Risks and mitigations
| Risk | Mitigation in this design |
|---|---|
| LLM tests hallucinate imports / methods (~39% of failures) | Pre-flight static check in Gen-Functional: every import and every method call resolves against the project’s actual symbols before commit. Reject + replan if not. |
| LLM tests are trivial (assert True, no mutation kills) | Mutation lane in Phase 2 is the gate. MVP explicitly notes this gap; evaluator can run a sanity-check “would these tests fail if I delete a random line of the feature code” as a cheap proxy. |
| LLM tests are flaky | Evaluator runs each new test 3x in MVP; static lint for unordered-collection + timing patterns. |
| Generated test code does something nasty (deletes files, exfiltrates) | Docker runner, network off by default, repo bind-mounted read-only at the runner. |
| AIFactory spec schema changes break TFactory | TFactory snapshots AIFactory’s spec into its own context/ at handover time — TFactory operates on the snapshot, not a live reference. Schema check at the read boundary. |
| Cost runaway on long specs | Per-task token budget cap enforced at Executor layer; planner instructed to scope to diff lines only. |
| AIFactory and TFactory infra modules drift | Acknowledged trade-off of hard fork.
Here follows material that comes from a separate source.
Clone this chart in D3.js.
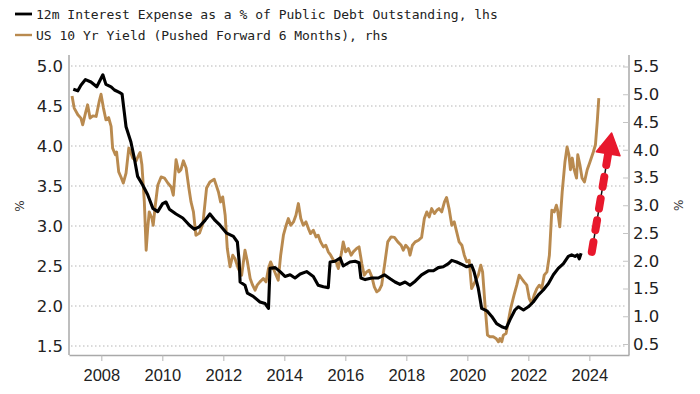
<!DOCTYPE html>
<html>
<head>
<meta charset="utf-8">
<script src="https://cdn.jsdelivr.net/npm/d3@7"></script>
<style>
  body { margin: 0; background: #fff; }
  svg { display: block; }
</style>
</head>
<body>
<div id="chart"></div>
<script>
// 12m interest expense as % of public debt outstanding (lhs)
const expenseDates = [2007.08, 2007.23, 2007.33, 2007.48, 2007.66, 2007.85, 2007.93, 2008.05, 2008.15, 2008.32,
  2008.43, 2008.59, 2008.68, 2008.75, 2008.81, 2008.97, 2009.08, 2009.19, 2009.36, 2009.52,
  2009.69, 2009.85, 2010.01, 2010.12, 2010.23, 2010.45, 2010.67, 2010.89, 2011.05, 2011.21,
  2011.40, 2011.56, 2011.73, 2011.89, 2012.11, 2012.33, 2012.46, 2012.52, 2012.55, 2012.71,
  2012.79, 2012.98, 2013.20, 2013.37, 2013.48, 2013.53, 2013.70, 2013.86, 2014.02, 2014.19,
  2014.35, 2014.52, 2014.73, 2014.95, 2015.11, 2015.28, 2015.44, 2015.50, 2015.66, 2015.83,
  2015.93, 2016.15, 2016.32, 2016.45, 2016.51, 2016.65, 2016.87, 2017.08, 2017.28, 2017.47,
  2017.63, 2017.79, 2017.96, 2018.12, 2018.29, 2018.50, 2018.72, 2018.89, 2019.05, 2019.21,
  2019.38, 2019.49, 2019.65, 2019.82, 2019.98, 2020.14, 2020.22, 2020.36, 2020.47, 2020.64,
  2020.80, 2020.96, 2021.13, 2021.27, 2021.40, 2021.56, 2021.67, 2021.84, 2022.00, 2022.16,
  2022.33, 2022.49, 2022.66, 2022.82, 2022.98, 2023.15, 2023.31, 2023.42, 2023.53, 2023.61,
  2023.67, 2023.73];
const expenseValues = [4.71, 4.69, 4.76, 4.83, 4.80, 4.74, 4.80, 4.89, 4.77, 4.74,
  4.70, 4.67, 4.65, 4.43, 4.24, 4.05, 3.85, 3.62, 3.51, 3.39,
  3.22, 3.18, 3.28, 3.30, 3.21, 3.15, 3.10, 3.01, 2.96, 2.99,
  3.07, 3.15, 3.07, 3.01, 2.91, 2.87, 2.80, 2.55, 2.30, 2.26,
  2.16, 2.12, 2.05, 2.03, 1.97, 2.47, 2.48, 2.43, 2.37, 2.39,
  2.35, 2.40, 2.43, 2.37, 2.26, 2.24, 2.23, 2.55, 2.56, 2.60,
  2.50, 2.55, 2.56, 2.54, 2.35, 2.33, 2.35, 2.35, 2.39, 2.34,
  2.30, 2.27, 2.30, 2.26, 2.31, 2.39, 2.44, 2.44, 2.48, 2.49,
  2.53, 2.57, 2.55, 2.52, 2.49, 2.51, 2.43, 2.22, 1.97, 1.94,
  1.87, 1.78, 1.74, 1.72, 1.83, 1.95, 1.99, 1.95, 1.99, 2.05,
  2.14, 2.20, 2.28, 2.39, 2.47, 2.53, 2.62, 2.64, 2.62, 2.64,
  2.59, 2.66];

// US 10 yr yield pushed forward 6 months (rhs)
const yieldDates = [2007.04, 2007.11, 2007.23, 2007.33, 2007.39, 2007.48, 2007.55, 2007.63, 2007.72, 2007.83,
  2007.93, 2007.99, 2008.07, 2008.15, 2008.24, 2008.32, 2008.37, 2008.46, 2008.50, 2008.57,
  2008.65, 2008.72, 2008.81, 2008.90, 2008.97, 2009.03, 2009.14, 2009.23, 2009.27, 2009.33,
  2009.41, 2009.47, 2009.52, 2009.57, 2009.66, 2009.70, 2009.77, 2009.85, 2009.96, 2010.07,
  2010.18, 2010.29, 2010.36, 2010.45, 2010.54, 2010.61, 2010.69, 2010.78, 2010.87, 2010.94,
  2011.02, 2011.10, 2011.22, 2011.33, 2011.45, 2011.56, 2011.70, 2011.84, 2011.91, 2011.98,
  2012.06, 2012.13, 2012.22, 2012.31, 2012.38, 2012.49, 2012.60, 2012.71, 2012.79, 2012.88,
  2012.96, 2013.04, 2013.11, 2013.20, 2013.31, 2013.40, 2013.48, 2013.55, 2013.64, 2013.73,
  2013.80, 2013.88, 2013.97, 2014.06, 2014.13, 2014.21, 2014.30, 2014.38, 2014.46, 2014.54,
  2014.62, 2014.71, 2014.79, 2014.86, 2014.95, 2015.04, 2015.11, 2015.19, 2015.28, 2015.36,
  2015.44, 2015.52, 2015.61, 2015.70, 2015.77, 2015.88, 2015.93, 2016.01, 2016.10, 2016.19,
  2016.26, 2016.37, 2016.45, 2016.54, 2016.62, 2016.70, 2016.78, 2016.87, 2016.95, 2017.03,
  2017.11, 2017.19, 2017.30, 2017.39, 2017.50, 2017.61, 2017.72, 2017.83, 2017.90, 2017.98,
  2018.07, 2018.12, 2018.20, 2018.29, 2018.40, 2018.50, 2018.59, 2018.67, 2018.75, 2018.83,
  2018.92, 2019.00, 2019.07, 2019.16, 2019.25, 2019.32, 2019.40, 2019.49, 2019.57, 2019.65,
  2019.73, 2019.82, 2019.90, 2019.98, 2020.06, 2020.14, 2020.25, 2020.36, 2020.44, 2020.50,
  2020.58, 2020.66, 2020.74, 2020.85, 2020.94, 2021.02, 2021.07, 2021.13, 2021.18, 2021.27,
  2021.34, 2021.42, 2021.53, 2021.62, 2021.70, 2021.78, 2021.86, 2021.95, 2022.03, 2022.11,
  2022.19, 2022.28, 2022.36, 2022.44, 2022.52, 2022.61, 2022.69, 2022.77, 2022.85, 2022.92,
  2022.96, 2023.03, 2023.11, 2023.20, 2023.27, 2023.33, 2023.38, 2023.44, 2023.49, 2023.58,
  2023.62, 2023.69, 2023.76, 2023.84, 2023.93, 2024.02, 2024.13, 2024.20, 2024.26, 2024.31];
const yieldValues = [4.97, 4.75, 4.63, 4.57, 4.45, 4.66, 4.81, 4.57, 4.61, 4.60,
  4.87, 5.00, 4.75, 4.54, 4.58, 4.42, 4.03, 3.91, 3.96, 3.60,
  3.50, 3.40, 3.58, 4.03, 3.94, 3.85, 3.80, 3.91, 3.95, 3.73,
  3.06, 2.19, 2.58, 2.88, 2.76, 2.64, 3.00, 3.36, 3.51, 3.49,
  3.40, 3.33, 3.18, 3.82, 3.60, 3.64, 3.80, 3.67, 3.31, 3.06,
  2.88, 2.46, 2.50, 2.67, 3.31, 3.42, 3.47, 3.24, 3.06, 3.15,
  2.82, 2.22, 1.89, 2.10, 2.04, 1.86, 1.74, 2.19, 1.98, 1.68,
  1.56, 1.47, 1.56, 1.62, 1.68, 1.62, 1.86, 1.98, 1.86, 1.74,
  1.65, 2.10, 2.46, 2.64, 2.76, 2.64, 2.70, 2.82, 3.03, 2.76,
  2.64, 2.70, 2.58, 2.49, 2.55, 2.43, 2.46, 2.34, 2.25, 2.28,
  2.16, 2.10, 2.01, 1.98, 1.86, 2.16, 2.34, 2.16, 2.22, 2.10,
  2.16, 2.22, 2.25, 1.95, 1.74, 1.80, 1.83, 1.71, 1.53, 1.44,
  1.47, 1.56, 1.98, 2.34, 2.43, 2.42, 2.34, 2.28, 2.19, 2.28,
  2.22, 2.10, 2.28, 2.34, 2.37, 2.42, 2.76, 2.88, 2.79, 2.94,
  2.85, 2.91, 2.94, 2.88, 3.06, 3.14, 2.94, 2.64, 2.70, 2.52,
  2.34, 2.28, 2.10, 1.98, 2.01, 1.50, 1.62, 1.74, 1.92, 1.80,
  1.20, 0.66, 0.63, 0.63, 0.60, 0.54, 0.60, 0.54, 0.66, 0.69,
  0.90, 1.14, 1.38, 1.56, 1.74, 1.68, 1.62, 1.56, 1.32, 1.23,
  1.38, 1.50, 1.56, 1.50, 1.74, 1.80, 2.10, 2.91, 2.88, 3.00,
  2.91, 2.61, 3.24, 3.78, 4.05, 3.91, 3.64, 3.85, 3.67, 3.49,
  3.91, 3.73, 3.49, 3.42, 3.64, 3.78, 3.96, 4.09, 4.51, 4.93];

const leftTicks = [1.5, 2.0, 2.5, 3.0, 3.5, 4.0, 4.5, 5.0];
const rightTicks = [0.5, 1.0, 1.5, 2.0, 2.5, 3.0, 3.5, 4.0, 4.5, 5.0, 5.5];
const yearTicks = [2008, 2010, 2012, 2014, 2016, 2018, 2020, 2022, 2024];
const legendLabels = ["12m Interest Expense as a % of Public Debt Outstanding, lhs",
  "US 10 Yr Yield (Pushed Forward 6 Months), rhs"];
// hand-drawn arrow annotation, on the rhs scale: [year, value]
const arrowStart = [2024.08, 2.16];
const arrowTip = [2024.73, 4.30];

const width = 700, height = 394;
const margin = {top: 55, right: 71, bottom: 39, left: 69};
const black = "#000000", tan = "#b98a4f";

const svg = d3.select("#chart").append("svg")
  .attr("width", width)
  .attr("height", height);

const x = d3.scaleLinear()
  .domain([2006.94, 2025.3])
  .range([margin.left, width - margin.right]);
const yL = d3.scaleLinear()
  .domain([1.3875, 5.1375])
  .range([height - margin.bottom, margin.top]);
const yR = d3.scaleLinear()
  .domain([0.302, 5.707])
  .range([height - margin.bottom, margin.top]);

// gridlines (follow lhs ticks)
svg.append("g")
  .selectAll("line")
  .data(leftTicks)
  .join("line")
  .attr("x1", margin.left + 2)
  .attr("x2", width - margin.right - 2)
  .attr("y1", d => yL(d))
  .attr("y2", d => yL(d))
  .attr("stroke", "#b5b5b5")
  .attr("stroke-width", 1)
  .attr("stroke-dasharray", "1.5,2.5");

// left axis
const leftAxis = svg.append("g")
  .attr("transform", "translate(" + margin.left + ",0)")
  .call(d3.axisLeft(yL).tickValues(leftTicks).tickFormat(d3.format(".1f")).tickSize(0).tickPadding(6));

// right axis
const rightAxis = svg.append("g")
  .attr("transform", "translate(" + (width - margin.right) + ",0)")
  .call(d3.axisRight(yR).tickValues(rightTicks).tickFormat(d3.format(".1f")).tickSizeInner(-6).tickSizeOuter(0).tickPadding(4));

// bottom axis
const bottomAxis = svg.append("g")
  .attr("transform", "translate(0," + (height - margin.bottom) + ")")
  .call(d3.axisBottom(x).tickValues(yearTicks).tickFormat(d3.format("d")).tickSizeInner(6).tickSizeOuter(0).tickPadding(8));

[leftAxis, rightAxis].forEach(g => {
  g.select(".domain").attr("stroke", "#a9a9a9").attr("stroke-width", 1.5);
  g.selectAll(".tick line").attr("stroke", "#c4c4c4");
  g.selectAll("text")
    .attr("fill", "#222")
    .style("font-family", "DejaVu Sans, Verdana, sans-serif")
    .style("font-size", "16.5px");
});
bottomAxis.select(".domain").attr("stroke", "#a9a9a9").attr("stroke-width", 1.5);
bottomAxis.selectAll(".tick line").attr("stroke", "#b5b5b5");
bottomAxis.selectAll("text")
  .attr("fill", "#222")
  .style("font-family", "Liberation Sans, Arial, sans-serif")
  .style("font-size", "16.5px");

// the axis domains start a bit above the top gridline
leftAxis.select(".domain").attr("d", "M0," + (height - margin.bottom) + "V" + margin.top);
rightAxis.select(".domain").attr("d", "M0," + (height - margin.bottom) + "V" + margin.top);

// % unit labels
svg.append("text")
  .attr("transform", "translate(20," + yL(3.25) + ") rotate(-90)")
  .attr("text-anchor", "middle")
  .attr("dominant-baseline", "middle")
  .style("font-family", "DejaVu Sans, sans-serif")
  .style("font-size", "12px")
  .attr("fill", "#333")
  .text("%");
svg.append("text")
  .attr("transform", "translate(679," + yR(3.0) + ") rotate(-90)")
  .attr("text-anchor", "middle")
  .attr("dominant-baseline", "middle")
  .style("font-family", "DejaVu Sans, sans-serif")
  .style("font-size", "12px")
  .attr("fill", "#333")
  .text("%");

// lines
const lineL = d3.line().x(d => x(d[0])).y(d => yL(d[1]));
const lineR = d3.line().x(d => x(d[0])).y(d => yR(d[1]));

svg.append("path")
  .datum(yieldDates.map((d, i) => [d, yieldValues[i]]))
  .attr("fill", "none")
  .attr("stroke", tan)
  .attr("stroke-width", 2.9)
  .attr("stroke-linejoin", "round")
  .attr("d", lineR);

svg.append("path")
  .datum(expenseDates.map((d, i) => [d, expenseValues[i]]))
  .attr("fill", "none")
  .attr("stroke", black)
  .attr("stroke-width", 3.1)
  .attr("stroke-linejoin", "round")
  .attr("d", lineL);

// red dashed arrow
const p0 = [x(arrowStart[0]), yR(arrowStart[1])];
const p1 = [x(arrowTip[0]), yR(arrowTip[1])];
const dx = p1[0] - p0[0], dy = p1[1] - p0[1];
const len = Math.hypot(dx, dy);
const ux = dx / len, uy = dy / len;
const headLen = 21, headHalf = 12;
const base = [p1[0] - ux * headLen, p1[1] - uy * headLen];

svg.append("line")
  .attr("x1", p0[0]).attr("y1", p0[1])
  .attr("x2", base[0]).attr("y2", base[1])
  .attr("stroke", "#111")
  .attr("stroke-width", 1.5);
svg.append("line")
  .attr("x1", p0[0]).attr("y1", p0[1])
  .attr("x2", base[0]).attr("y2", base[1])
  .attr("stroke", "#e8182c")
  .attr("stroke-width", 8)
  .attr("stroke-linecap", "round")
  .attr("stroke-dasharray", "10,12");
svg.append("path")
  .attr("d", d3.line()([
    p1,
    [base[0] - uy * headHalf, base[1] + ux * headHalf],
    [base[0] + uy * headHalf, base[1] - ux * headHalf]
  ]) + "Z")
  .attr("fill", "#e8182c")
  .attr("stroke", "#e8182c")
  .attr("stroke-width", 1.5)
  .attr("stroke-linejoin", "round");

// legend
const legend = svg.append("g");
legend.selectAll("line")
  .data(legendLabels)
  .join("line")
  .attr("x1", 15).attr("x2", 32)
  .attr("y1", (d, i) => 14 + i * 21)
  .attr("y2", (d, i) => 14 + i * 21)
  .attr("stroke", (d, i) => i === 0 ? black : tan)
  .attr("stroke-width", (d, i) => i === 0 ? 2.8 : 2.4);
legend.selectAll("text")
  .data(legendLabels)
  .join("text")
  .attr("x", 36)
  .attr("y", (d, i) => 18.5 + i * 21)
  .style("font-family", "DejaVu Sans Mono, monospace")
  .style("font-size", "13px")
  .attr("fill", "#222")
  .text(d => d);
</script>
</body>
</html>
Mitigation deferred — could later extract a factory-core package once divergence is painful. |
| Portal becomes confusing with empty lane tabs at MVP | At MVP, hide lane tabs whose generator is not yet implemented; show them as “coming in Phase N” placeholders. |
Recommended next step
With this design locked, the natural next move is to break it into an implementation backlog. Three options:
- A)
/superhuman— let the AI-native SDLC skill decompose the MVP scope into dependency-graphed sub-tasks and execute them in parallel waves. Best fit given the user already runs AIFactory; this is the AIFactory analog inside Claude Code. - B)
/create-spec— use the user’s own Agent OS workflow to turn this plan into a structured.agent-os/specs/2026-05-28-tfactory-mvp/spec with tasks.md, then/execute-tasks. Most aligned with the user’s stated preferences in~/.agent-os/. - C) Hand this plan to AIFactory itself. Drop this plan into AIFactory
via its own
/handover, let it bootstrap TFactory by forking + gutting + scaffolding the new files. Most poetic; also stress-tests AIFactory on a non-trivial spec.
My recommendation: B — /create-spec produces a checkable task list that
fits the user’s Agent OS conventions. C is more fun and is a credible
victory lap once the MVP shape is real.